Robert Kennedy
Je lis Passages américains, de Marie-Claire Blais
Robert Kennedy savait qu'il vivait à l'ère d'une criminalité ouverte avec la guerre au Vietnam, et quelques années plus tôt, ce dont il ne guérirait jamais, l'assassinat de son frère John Kennedy, le 22 novembre 1963. Quand il apprit l'assassinat de Martin Luther King, le sénateur devait prononcer un discours à un groupe en majorité noir. Juché sur une plate-forme de camion, son discours fut remplacé par ces quelques mots: "Mes amis, j'ai de bien tristes nouvelles pour vous et pour tous ceux qui dans le monde vénèrent la paix. Martin Luther a été tué ce soir à Memphis, au Tennessee".
Ces instants qui furent si cruels, présageaient une descente dans un enfer de violence. On éliminait indifféremment les plus vulnérables à la tête d'un pays, qu'ils fussent gouvernants encore imprégnés d'idéalisme, d'humanité, ou prêcheur, poète comme l'était Martin Luther King, ou militant comme le fut Malcolm X, n'allions-nous pas tous les perdre, les uns après les autres, dans la même froide barbarie?
Mais c'est surtout l'esprit qu'on voulait tuer en Robert Kennedy, Martin Luther King et Malcolm X, l'esprit de désobéissance à un ordre inéquitable, social ou racial.
De cette voix brisée, Robert Kennedy implora la foule, en ce jour d'avril 1968, d'éviter tout désir de vengeance, ..." car ce n'était pas la saine direction que devait suivre un pays.
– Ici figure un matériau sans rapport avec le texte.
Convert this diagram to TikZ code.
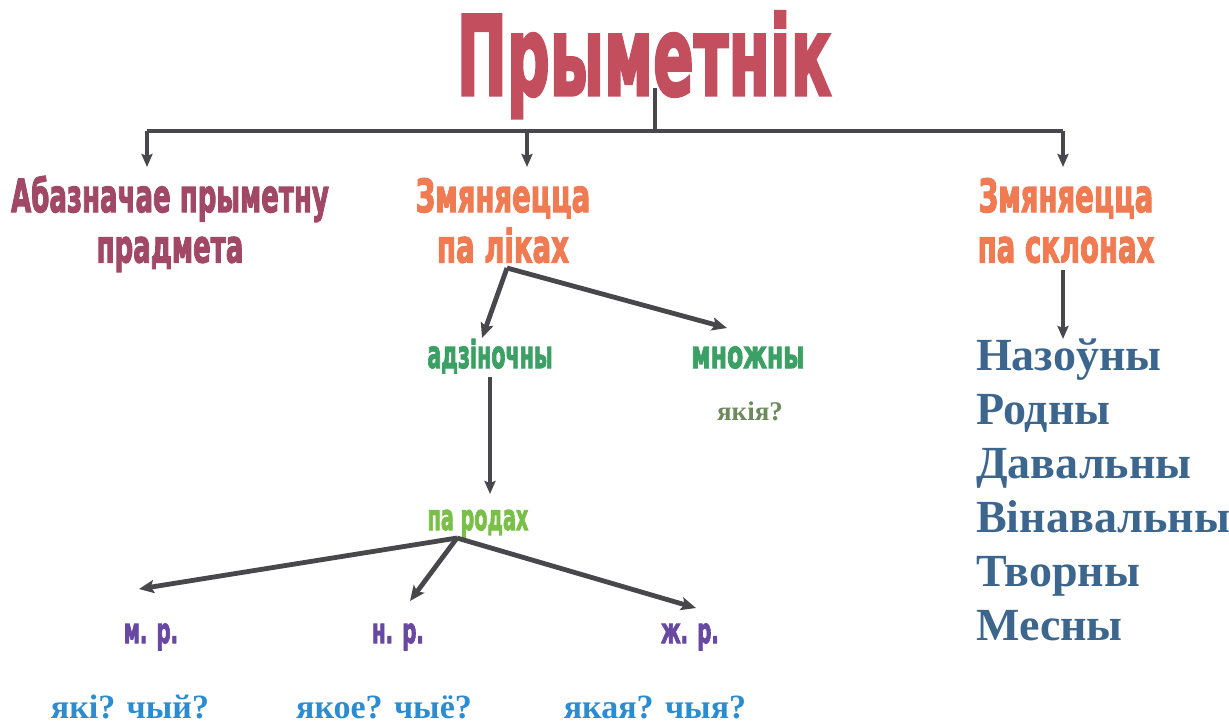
\documentclass[tikz,border=0pt]{standalone}
\usepackage{fontspec}
\usepackage{graphicx}
\usetikzlibrary{arrows.meta}
\newfontfamily\heavy{DejaVu Sans}[BoldFeatures={FakeBold=3}]
\newfontfamily\serifb{Liberation Serif}
\definecolor{titlered}{RGB}{194,78,94}
\definecolor{plum}{RGB}{160,72,102}
\definecolor{orng}{RGB}{240,122,82}
\definecolor{grn}{RGB}{58,160,100}
\definecolor{lgrn}{RGB}{122,192,72}
\definecolor{olive}{RGB}{110,138,92}
\definecolor{purp}{RGB}{104,72,160}
\definecolor{qblue}{RGB}{44,140,210}
\definecolor{steel}{RGB}{60,102,142}
\definecolor{arrgray}{RGB}{72,72,76}
\newcommand\sq[3]{\scalebox{#1}[#2]{#3}}
\begin{document}
\begin{tikzpicture}[x=1pt,y=-1pt,
  txt/.style={inner sep=0pt, anchor=base},
  cond/.style={txt, font=\heavy\bfseries},
  ser/.style={txt, font=\serifb\bfseries},
  thinline/.style={draw=arrgray, line width=3.2pt},
  thinarr/.style={thinline, -{Stealth[length=13pt,width=11pt,inset=2pt]}},
  thickarr/.style={draw=arrgray, line width=4.8pt, -{Stealth[length=15pt,width=13pt,inset=3pt]}}]
\useasboundingbox[fill=white] (0,0) rectangle (1229,724);

% title
\node[cond, text=titlered] (title) at (644,95) {\sq{0.6}{1.1}{\fontsize{100}{100}\selectfont Прыметнік}};

% second level
\node[cond, text=plum] (abaz) at (170,212) {\sq{0.685}{1.2}{\fontsize{38}{42}\selectfont\begin{tabular}[t]{@{}c@{}}Абазначае прыметну\\прадмета\end{tabular}}};
\node[cond, text=orng] (liki) at (503,212) {\sq{0.725}{1.2}{\fontsize{38}{42}\selectfont\begin{tabular}[t]{@{}c@{}}Змяняецца\\па ліках\end{tabular}}};
\node[cond, text=orng] (sklon) at (1066,212) {\sq{0.725}{1.2}{\fontsize{38}{42}\selectfont\begin{tabular}[t]{@{}c@{}}Змяняецца\\па склонах\end{tabular}}};

% number
\node[cond, text=grn] (adz) at (490,368) {\sq{0.645}{1.2}{\fontsize{32}{32}\selectfont адзіночны}};
\node[cond, text=grn] (mn) at (748,368) {\sq{0.74}{1.2}{\fontsize{32}{32}\selectfont множны}};
\node[ser, text=olive] (yakiya) at (750,420) {\fontsize{27}{27}\selectfont якія?};

\node[cond, text=lgrn] (rod) at (478,530) {\sq{0.64}{1.2}{\fontsize{30}{30}\selectfont па родах}};

\node[cond, text=purp] (mr) at (151,643) {\sq{0.68}{1.2}{\fontsize{29}{29}\selectfont м. р.}};
\node[cond, text=purp] (nr) at (398,643) {\sq{0.68}{1.2}{\fontsize{29}{29}\selectfont н. р.}};
\node[cond, text=purp] (zhr) at (690,643) {\sq{0.68}{1.2}{\fontsize{29}{29}\selectfont ж. р.}};

\node[ser, text=qblue] (q1) at (130,718) {\fontsize{34}{34}\selectfont які? чый?};
\node[ser, text=qblue] (q2) at (384,718) {\fontsize{34}{34}\selectfont якое? чыё?};
\node[ser, text=qblue] (q3) at (655,718) {\fontsize{34}{34}\selectfont якая? чыя?};

% cases
\node[ser, text=steel, anchor=base west] (c1) at (976,370) {\fontsize{46}{46}\selectfont Назоўны};
\node[ser, text=steel, anchor=base west] (c2) at (976,424) {\fontsize{46}{46}\selectfont Родны};
\node[ser, text=steel, anchor=base west] (c3) at (976,478) {\fontsize{46}{46}\selectfont Давальны};
\node[ser, text=steel, anchor=base west] (c4) at (976,532) {\fontsize{46}{46}\selectfont Вінавальны};
\node[ser, text=steel, anchor=base west] (c5) at (976,586) {\fontsize{46}{46}\selectfont Творны};
\node[ser, text=steel, anchor=base west] (c6) at (976,640) {\fontsize{46}{46}\selectfont Месны};

% connectors
\coordinate (top) at (655,88);
\coordinate (hub) at (655,131);
\coordinate (bl) at (147,131);
\coordinate (bm) at (527,131);
\coordinate (br) at (1063,131);
\draw[thinline] (top) -- (hub);
\draw[thinline] (bl) -- (br);
\draw[thinarr] (bl) -- ++(0,36);
\draw[thinarr] (bm) -- ++(0,36);
\draw[thinarr] (br) -- ++(0,36);

\coordinate (lk) at (507,268);
\draw[thickarr] (lk) -- (482,338);
\draw[thickarr] (lk) -- (727,328);
\draw[thinarr] (490,377) -- (490,494);

\coordinate (rd) at (457,538);
\draw[thickarr] (rd) -- (139,589);
\draw[thickarr] (rd) -- (410,601);
\draw[thickarr] (rd) -- (696,608);

\draw[thinarr] (1063,270) -- (1063,339);
\end{tikzpicture}
\end{document}
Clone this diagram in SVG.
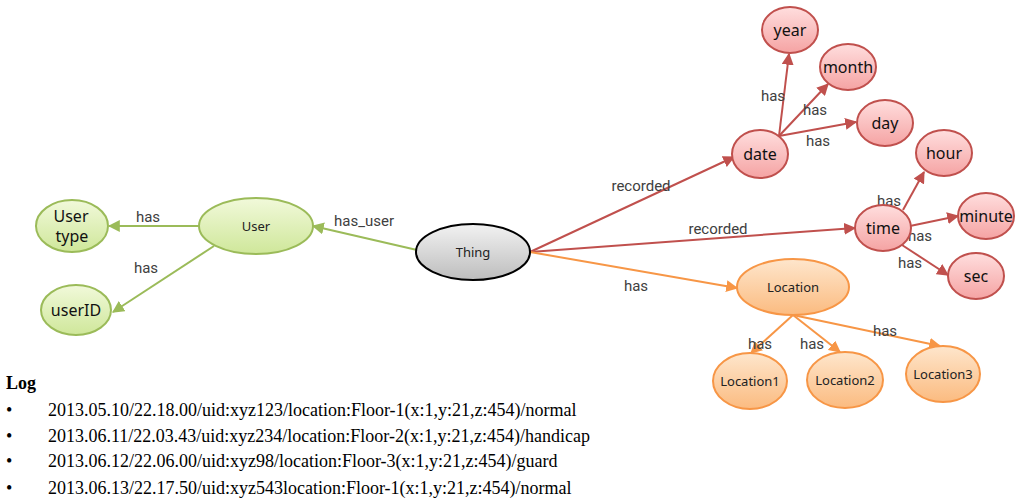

Comme Martin Luther King nous l'a appris, ferons-nous un effort pour mieux nous comprendre, afin que cette tache sanglante puisse enfin disparaître, oui, sur notre nation, notre terre". Robert Kennedy savait que cette nuit serait une nuit d'émeutes, de fusillades, de tueries. Il y avait eu en si peu de temps, trop de sang versé. Le sénateur, ce 4 avril 1968, croyant vain tout discours de consolation cita le poète Achille, "dans notre sommeil, la douleur que nous ne pouvons pas oublier se répand goutte à goutte dans notre coeur, jusqu'à ce que de notre désespoir naisse la sagesse." Ses enquêtes et la rude droiture de son combat contre les associations de malfaiteurs, lui avaient attiré de nombreux ennemis. R.K. sentait tous ces remous hostiles, mais n'en continuait pas moins sa lutte.